> _SOURCE MATERIAL_
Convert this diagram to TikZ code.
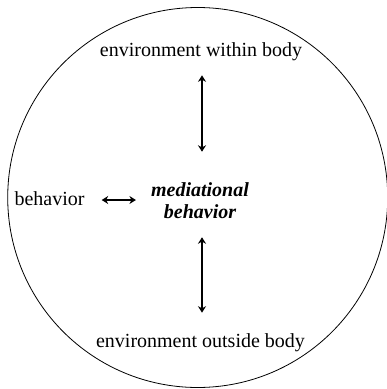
\documentclass[tikz,border=0pt]{standalone}
\usepackage{fontspec}
\setmainfont{Liberation Serif}
\usetikzlibrary{arrows.meta,positioning}

\begin{document}
\begin{tikzpicture}[
  x=1pt, y=-1pt,
  font=\fontsize{20}{22}\selectfont,
  >={Stealth[length=6.5pt,width=8pt]},
  lbl/.style={inner sep=0pt, align=center},
  core/.style={lbl, font=\fontsize{20}{22}\selectfont\bfseries\itshape},
  link/.style={<->, line width=1.6pt},
  ring/.style={draw, circle, line width=0.8pt, minimum size=380pt, inner sep=0pt},
]
\useasboundingbox (0,0) rectangle (387,389);
% ---------------- boundary ----------------
\node[ring] (body) at (197.7,197.5) {};

% ---------------- labels ----------------
\node[core] (med) at (200,201) {mediational\\behavior};
\node[lbl] (inner) at (201,52) {environment within body};
\node[lbl] (outer) at (200.5,343) {environment outside body};
\node[lbl] (beh) at (49.5,199) {behavior};

% ---------------- links ----------------
\draw[link, shorten <=14pt, shorten >=31pt] (inner.south -| 202,0) -- (med.north -| 202,0);
\draw[link, shorten <=18pt, shorten >=21pt] (med.south -| 202,0) -- (outer.north -| 202,0);
\draw[link, shorten <=17pt, shorten >=15pt] (beh.east |- 0,200) -- (med.west |- 0,200);
\end{tikzpicture}
\end{document}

> _WORK REQUIRED_
Repeat the full listing above exactly, with no pictures in the copy.

> _RESULT BELOW_
Convert this diagram to TikZ code.
\documentclass[tikz,border=0pt]{standalone}
\usepackage{fontspec}
\setmainfont{Liberation Serif}
\usetikzlibrary{arrows.meta,positioning}

\begin{document}
\begin{tikzpicture}[
  x=1pt, y=-1pt,
  font=\fontsize{20}{22}\selectfont,
  >={Stealth[length=6.5pt,width=8pt]},
  lbl/.style={inner sep=0pt, align=center},
  core/.style={lbl, font=\fontsize{20}{22}\selectfont\bfseries\itshape},
  link/.style={<->, line width=1.6pt},
  ring/.style={draw, circle, line width=0.8pt, minimum size=380pt, inner sep=0pt},
]
\useasboundingbox (0,0) rectangle (387,389);
% ---------------- boundary ----------------
\node[ring] (body) at (197.7,197.5) {};

% ---------------- labels ----------------
\node[core] (med) at (200,201) {mediational\\behavior};
\node[lbl] (inner) at (201,52) {environment within body};
\node[lbl] (outer) at (200.5,343) {environment outside body};
\node[lbl] (beh) at (49.5,199) {behavior};

% ---------------- links ----------------
\draw[link, shorten <=14pt, shorten >=31pt] (inner.south -| 202,0) -- (med.north -| 202,0);
\draw[link, shorten <=18pt, shorten >=21pt] (med.south -| 202,0) -- (outer.north -| 202,0);
\draw[link, shorten <=17pt, shorten >=15pt] (beh.east |- 0,200) -- (med.west |- 0,200);
\end{tikzpicture}
\end{document}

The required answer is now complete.